| Exercise objective |
Retype every line from the start of the entries below down to the line with "from bokeh.resources import INLINE", both ends included; skip the pictures.

Start of Data for processing

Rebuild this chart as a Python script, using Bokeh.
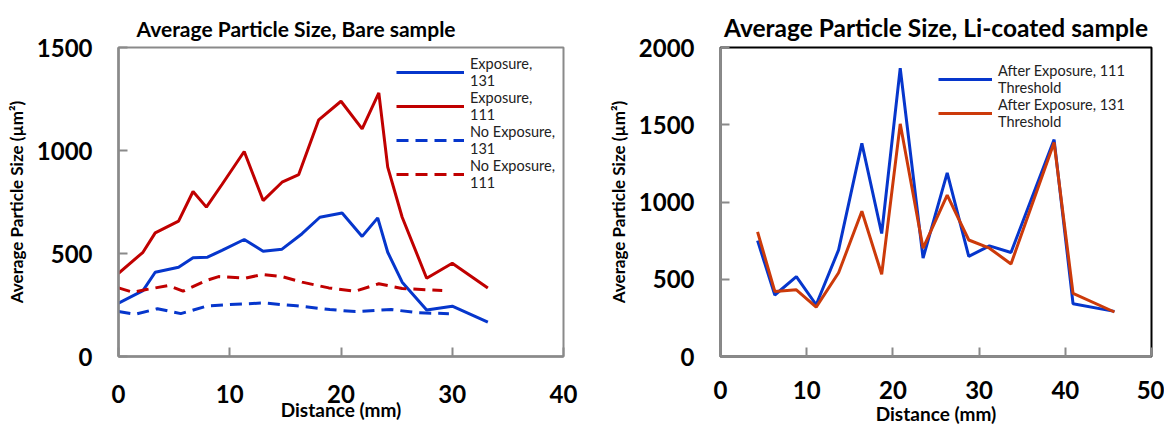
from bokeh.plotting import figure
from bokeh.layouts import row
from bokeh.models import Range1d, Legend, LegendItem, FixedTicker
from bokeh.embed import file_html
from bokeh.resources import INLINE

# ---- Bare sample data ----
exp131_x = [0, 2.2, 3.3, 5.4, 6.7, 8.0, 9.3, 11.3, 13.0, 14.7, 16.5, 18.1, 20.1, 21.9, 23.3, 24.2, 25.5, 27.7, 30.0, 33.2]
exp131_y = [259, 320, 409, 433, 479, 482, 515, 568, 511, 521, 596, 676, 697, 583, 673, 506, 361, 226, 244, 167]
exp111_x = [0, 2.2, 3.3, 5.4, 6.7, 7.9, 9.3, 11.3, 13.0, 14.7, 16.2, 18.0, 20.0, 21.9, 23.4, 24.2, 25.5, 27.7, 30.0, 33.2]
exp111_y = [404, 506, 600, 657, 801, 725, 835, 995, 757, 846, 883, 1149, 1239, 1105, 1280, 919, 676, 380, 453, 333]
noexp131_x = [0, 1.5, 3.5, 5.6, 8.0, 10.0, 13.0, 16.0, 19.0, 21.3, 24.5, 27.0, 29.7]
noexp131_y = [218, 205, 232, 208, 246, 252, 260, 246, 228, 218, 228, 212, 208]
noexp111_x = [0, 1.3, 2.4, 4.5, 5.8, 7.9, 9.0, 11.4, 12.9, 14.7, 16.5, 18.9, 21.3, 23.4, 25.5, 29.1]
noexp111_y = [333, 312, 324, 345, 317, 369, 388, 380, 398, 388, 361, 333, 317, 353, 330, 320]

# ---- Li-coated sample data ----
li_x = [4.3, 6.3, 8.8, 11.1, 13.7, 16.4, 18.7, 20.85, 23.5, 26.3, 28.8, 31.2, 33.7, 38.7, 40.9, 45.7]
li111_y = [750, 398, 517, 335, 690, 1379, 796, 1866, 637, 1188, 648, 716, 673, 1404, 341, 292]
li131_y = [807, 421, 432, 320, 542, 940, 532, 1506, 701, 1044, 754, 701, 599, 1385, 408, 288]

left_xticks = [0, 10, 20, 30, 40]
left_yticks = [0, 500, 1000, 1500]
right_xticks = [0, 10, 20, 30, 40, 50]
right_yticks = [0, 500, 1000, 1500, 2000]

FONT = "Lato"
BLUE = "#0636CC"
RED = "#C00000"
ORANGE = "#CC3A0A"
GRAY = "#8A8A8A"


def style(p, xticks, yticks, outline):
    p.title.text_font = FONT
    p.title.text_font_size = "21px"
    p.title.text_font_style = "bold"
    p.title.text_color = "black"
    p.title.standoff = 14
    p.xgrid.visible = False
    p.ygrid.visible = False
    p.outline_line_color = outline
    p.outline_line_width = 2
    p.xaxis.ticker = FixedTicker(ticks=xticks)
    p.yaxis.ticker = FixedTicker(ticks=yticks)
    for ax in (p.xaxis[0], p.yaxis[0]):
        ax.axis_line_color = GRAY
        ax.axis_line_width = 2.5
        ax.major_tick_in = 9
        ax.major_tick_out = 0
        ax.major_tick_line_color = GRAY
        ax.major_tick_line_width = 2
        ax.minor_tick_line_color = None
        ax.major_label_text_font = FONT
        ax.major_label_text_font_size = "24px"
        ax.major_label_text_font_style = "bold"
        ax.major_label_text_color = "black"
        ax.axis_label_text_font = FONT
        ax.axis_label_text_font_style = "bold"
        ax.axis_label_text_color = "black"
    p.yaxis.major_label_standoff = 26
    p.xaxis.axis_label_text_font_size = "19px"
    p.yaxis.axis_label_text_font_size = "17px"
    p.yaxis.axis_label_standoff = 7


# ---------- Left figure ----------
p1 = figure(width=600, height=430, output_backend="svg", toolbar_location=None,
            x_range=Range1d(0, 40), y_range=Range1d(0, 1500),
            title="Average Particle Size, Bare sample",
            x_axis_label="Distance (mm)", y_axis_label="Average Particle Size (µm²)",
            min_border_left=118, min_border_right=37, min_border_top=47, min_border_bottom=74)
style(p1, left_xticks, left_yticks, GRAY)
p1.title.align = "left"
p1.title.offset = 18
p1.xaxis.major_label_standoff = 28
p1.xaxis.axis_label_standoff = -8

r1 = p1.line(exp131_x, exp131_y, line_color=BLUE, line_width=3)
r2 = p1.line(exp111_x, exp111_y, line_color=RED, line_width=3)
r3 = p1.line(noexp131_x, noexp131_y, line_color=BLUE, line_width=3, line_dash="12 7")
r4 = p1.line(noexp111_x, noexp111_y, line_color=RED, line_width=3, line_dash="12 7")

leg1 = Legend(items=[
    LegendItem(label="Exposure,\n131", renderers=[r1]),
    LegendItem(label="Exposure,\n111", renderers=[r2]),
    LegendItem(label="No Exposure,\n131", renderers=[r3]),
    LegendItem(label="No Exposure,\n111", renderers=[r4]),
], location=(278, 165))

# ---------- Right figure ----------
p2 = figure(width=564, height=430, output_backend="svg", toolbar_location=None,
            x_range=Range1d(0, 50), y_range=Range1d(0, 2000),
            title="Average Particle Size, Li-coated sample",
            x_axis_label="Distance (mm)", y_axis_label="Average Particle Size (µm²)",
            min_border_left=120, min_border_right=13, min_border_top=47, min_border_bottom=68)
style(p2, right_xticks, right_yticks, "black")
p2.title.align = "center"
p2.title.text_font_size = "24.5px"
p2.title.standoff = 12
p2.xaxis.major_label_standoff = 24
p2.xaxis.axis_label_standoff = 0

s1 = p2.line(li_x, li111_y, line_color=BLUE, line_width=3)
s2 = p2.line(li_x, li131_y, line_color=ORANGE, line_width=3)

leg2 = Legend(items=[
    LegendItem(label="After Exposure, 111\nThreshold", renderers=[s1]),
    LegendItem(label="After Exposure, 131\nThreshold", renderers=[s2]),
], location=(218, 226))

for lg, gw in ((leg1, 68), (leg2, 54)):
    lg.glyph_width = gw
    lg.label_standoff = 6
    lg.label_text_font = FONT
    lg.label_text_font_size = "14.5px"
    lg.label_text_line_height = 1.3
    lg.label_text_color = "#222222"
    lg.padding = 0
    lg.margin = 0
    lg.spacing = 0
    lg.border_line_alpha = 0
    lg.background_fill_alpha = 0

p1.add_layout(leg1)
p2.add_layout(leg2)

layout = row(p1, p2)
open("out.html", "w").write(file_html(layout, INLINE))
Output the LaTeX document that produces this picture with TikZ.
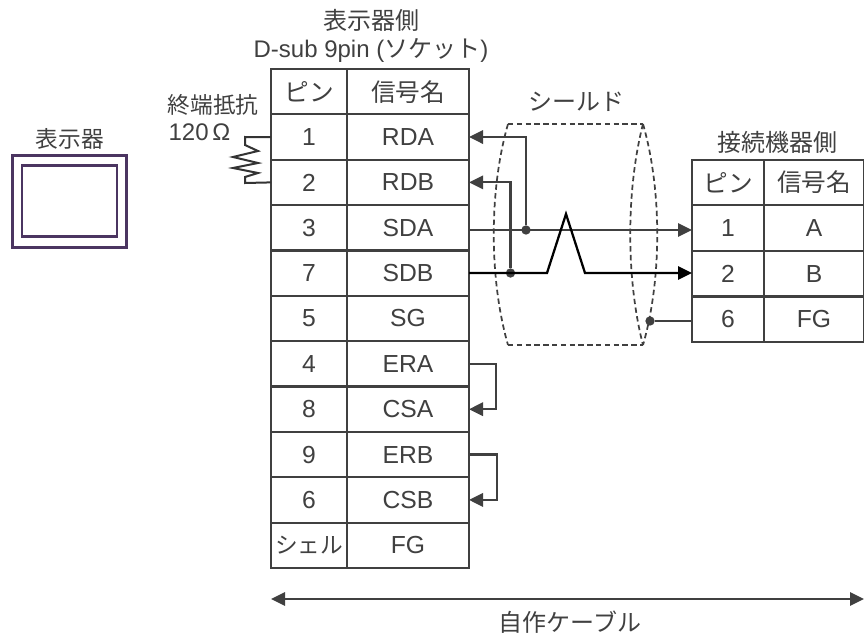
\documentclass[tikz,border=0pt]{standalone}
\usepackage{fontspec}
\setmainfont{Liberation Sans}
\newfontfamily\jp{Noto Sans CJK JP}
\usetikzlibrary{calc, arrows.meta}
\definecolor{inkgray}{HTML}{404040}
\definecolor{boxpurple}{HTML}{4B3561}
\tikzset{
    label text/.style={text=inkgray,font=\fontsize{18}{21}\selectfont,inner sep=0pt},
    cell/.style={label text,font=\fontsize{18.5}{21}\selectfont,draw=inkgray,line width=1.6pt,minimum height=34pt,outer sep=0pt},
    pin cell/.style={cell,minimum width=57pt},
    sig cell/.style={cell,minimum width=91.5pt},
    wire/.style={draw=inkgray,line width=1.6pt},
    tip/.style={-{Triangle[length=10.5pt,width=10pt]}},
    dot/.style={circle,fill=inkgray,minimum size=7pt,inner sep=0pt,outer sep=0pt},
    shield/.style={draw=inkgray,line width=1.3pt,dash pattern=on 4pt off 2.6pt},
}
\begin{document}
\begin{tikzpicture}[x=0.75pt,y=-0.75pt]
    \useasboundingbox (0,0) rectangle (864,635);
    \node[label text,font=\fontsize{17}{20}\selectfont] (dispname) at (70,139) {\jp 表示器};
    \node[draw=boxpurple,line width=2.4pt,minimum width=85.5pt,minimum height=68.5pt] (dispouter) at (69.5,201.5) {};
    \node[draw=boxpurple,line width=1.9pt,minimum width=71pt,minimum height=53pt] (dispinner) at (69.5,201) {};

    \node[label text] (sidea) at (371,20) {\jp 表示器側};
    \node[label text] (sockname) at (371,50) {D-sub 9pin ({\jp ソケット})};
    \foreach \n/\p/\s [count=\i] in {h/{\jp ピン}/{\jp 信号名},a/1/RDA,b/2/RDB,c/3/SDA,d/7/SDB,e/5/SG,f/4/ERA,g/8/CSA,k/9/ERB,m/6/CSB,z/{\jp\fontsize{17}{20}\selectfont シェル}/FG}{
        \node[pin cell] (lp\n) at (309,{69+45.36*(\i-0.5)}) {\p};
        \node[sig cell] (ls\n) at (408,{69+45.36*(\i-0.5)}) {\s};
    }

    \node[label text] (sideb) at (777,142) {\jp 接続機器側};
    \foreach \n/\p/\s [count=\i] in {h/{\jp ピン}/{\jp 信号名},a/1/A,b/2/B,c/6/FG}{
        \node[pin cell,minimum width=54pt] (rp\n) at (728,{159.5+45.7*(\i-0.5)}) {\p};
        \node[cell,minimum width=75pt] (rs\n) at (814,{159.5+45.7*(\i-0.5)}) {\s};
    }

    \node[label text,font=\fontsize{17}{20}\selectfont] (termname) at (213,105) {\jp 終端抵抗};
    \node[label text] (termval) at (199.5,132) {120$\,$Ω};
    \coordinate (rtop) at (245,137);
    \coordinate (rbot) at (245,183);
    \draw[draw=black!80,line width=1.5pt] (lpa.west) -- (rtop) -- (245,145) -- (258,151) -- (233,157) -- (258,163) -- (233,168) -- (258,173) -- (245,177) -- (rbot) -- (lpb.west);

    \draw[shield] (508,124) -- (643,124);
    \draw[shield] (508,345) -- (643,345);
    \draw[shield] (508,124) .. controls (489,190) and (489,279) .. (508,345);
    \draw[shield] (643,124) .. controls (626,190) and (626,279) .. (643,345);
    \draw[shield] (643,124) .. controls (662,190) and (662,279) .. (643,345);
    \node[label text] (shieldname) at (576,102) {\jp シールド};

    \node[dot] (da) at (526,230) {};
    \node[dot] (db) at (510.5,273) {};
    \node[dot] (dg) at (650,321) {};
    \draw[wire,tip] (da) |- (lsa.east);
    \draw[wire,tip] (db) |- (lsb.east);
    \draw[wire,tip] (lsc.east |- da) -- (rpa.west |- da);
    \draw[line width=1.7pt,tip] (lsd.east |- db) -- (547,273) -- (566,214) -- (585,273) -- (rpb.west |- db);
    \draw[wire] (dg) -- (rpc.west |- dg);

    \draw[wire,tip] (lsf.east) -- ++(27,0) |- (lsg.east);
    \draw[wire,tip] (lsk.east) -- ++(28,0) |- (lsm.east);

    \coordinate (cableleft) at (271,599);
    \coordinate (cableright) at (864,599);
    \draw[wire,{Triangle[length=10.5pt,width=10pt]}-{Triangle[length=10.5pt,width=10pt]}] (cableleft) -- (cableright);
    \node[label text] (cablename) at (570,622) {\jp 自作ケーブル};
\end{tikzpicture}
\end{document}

End of Data for processing

| The solution |
Rebuild this chart as a Python script, using Bokeh.
from bokeh.plotting import figure
from bokeh.layouts import row
from bokeh.models import Range1d, Legend, LegendItem, FixedTicker
from bokeh.embed import file_html
from bokeh.resources import INLINE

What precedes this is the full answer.